» **Dataset extract**
● ● ● ● ● ● ●
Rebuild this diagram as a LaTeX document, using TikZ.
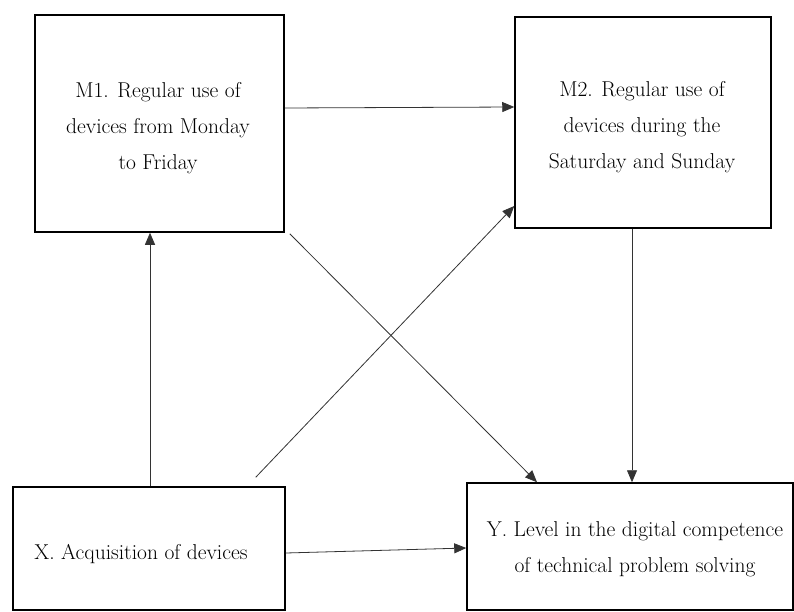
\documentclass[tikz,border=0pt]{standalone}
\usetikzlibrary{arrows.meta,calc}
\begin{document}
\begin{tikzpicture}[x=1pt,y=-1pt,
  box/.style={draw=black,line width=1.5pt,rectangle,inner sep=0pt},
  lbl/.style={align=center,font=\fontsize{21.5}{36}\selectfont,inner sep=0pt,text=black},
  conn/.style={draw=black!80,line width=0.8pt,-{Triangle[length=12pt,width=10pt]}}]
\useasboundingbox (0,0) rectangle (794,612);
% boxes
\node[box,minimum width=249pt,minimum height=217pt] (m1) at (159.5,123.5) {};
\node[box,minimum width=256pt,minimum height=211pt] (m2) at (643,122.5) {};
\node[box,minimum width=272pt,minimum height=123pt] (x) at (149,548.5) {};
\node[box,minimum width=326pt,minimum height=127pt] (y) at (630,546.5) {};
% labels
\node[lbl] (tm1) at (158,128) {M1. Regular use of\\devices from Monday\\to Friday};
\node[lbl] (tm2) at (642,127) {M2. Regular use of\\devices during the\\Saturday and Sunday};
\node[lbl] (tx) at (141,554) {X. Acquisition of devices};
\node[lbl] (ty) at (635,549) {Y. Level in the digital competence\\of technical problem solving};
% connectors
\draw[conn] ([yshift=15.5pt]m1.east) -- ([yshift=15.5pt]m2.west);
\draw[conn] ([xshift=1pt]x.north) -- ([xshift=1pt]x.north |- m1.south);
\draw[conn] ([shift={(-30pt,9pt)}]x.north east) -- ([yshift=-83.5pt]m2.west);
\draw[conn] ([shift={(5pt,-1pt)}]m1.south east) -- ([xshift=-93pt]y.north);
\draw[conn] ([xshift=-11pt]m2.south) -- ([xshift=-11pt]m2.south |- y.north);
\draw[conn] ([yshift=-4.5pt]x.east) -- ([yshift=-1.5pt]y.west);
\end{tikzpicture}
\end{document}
● ● ● ● ● ● ●
» **Exercise prompt**
Reproduce the material above verbatim; omit every picture.

» **Written answer**
Rebuild this diagram as a LaTeX document, using TikZ.
\documentclass[tikz,border=0pt]{standalone}
\usetikzlibrary{arrows.meta,calc}
\begin{document}
\begin{tikzpicture}[x=1pt,y=-1pt,
  box/.style={draw=black,line width=1.5pt,rectangle,inner sep=0pt},
  lbl/.style={align=center,font=\fontsize{21.5}{36}\selectfont,inner sep=0pt,text=black},
  conn/.style={draw=black!80,line width=0.8pt,-{Triangle[length=12pt,width=10pt]}}]
\useasboundingbox (0,0) rectangle (794,612);
% boxes
\node[box,minimum width=249pt,minimum height=217pt] (m1) at (159.5,123.5) {};
\node[box,minimum width=256pt,minimum height=211pt] (m2) at (643,122.5) {};
\node[box,minimum width=272pt,minimum height=123pt] (x) at (149,548.5) {};
\node[box,minimum width=326pt,minimum height=127pt] (y) at (630,546.5) {};
% labels
\node[lbl] (tm1) at (158,128) {M1. Regular use of\\devices from Monday\\to Friday};
\node[lbl] (tm2) at (642,127) {M2. Regular use of\\devices during the\\Saturday and Sunday};
\node[lbl] (tx) at (141,554) {X. Acquisition of devices};
\node[lbl] (ty) at (635,549) {Y. Level in the digital competence\\of technical problem solving};
% connectors
\draw[conn] ([yshift=15.5pt]m1.east) -- ([yshift=15.5pt]m2.west);
\draw[conn] ([xshift=1pt]x.north) -- ([xshift=1pt]x.north |- m1.south);
\draw[conn] ([shift={(-30pt,9pt)}]x.north east) -- ([yshift=-83.5pt]m2.west);
\draw[conn] ([shift={(5pt,-1pt)}]m1.south east) -- ([xshift=-93pt]y.north);
\draw[conn] ([xshift=-11pt]m2.south) -- ([xshift=-11pt]m2.south |- y.north);
\draw[conn] ([yshift=-4.5pt]x.east) -- ([yshift=-1.5pt]y.west);
\end{tikzpicture}
\end{document}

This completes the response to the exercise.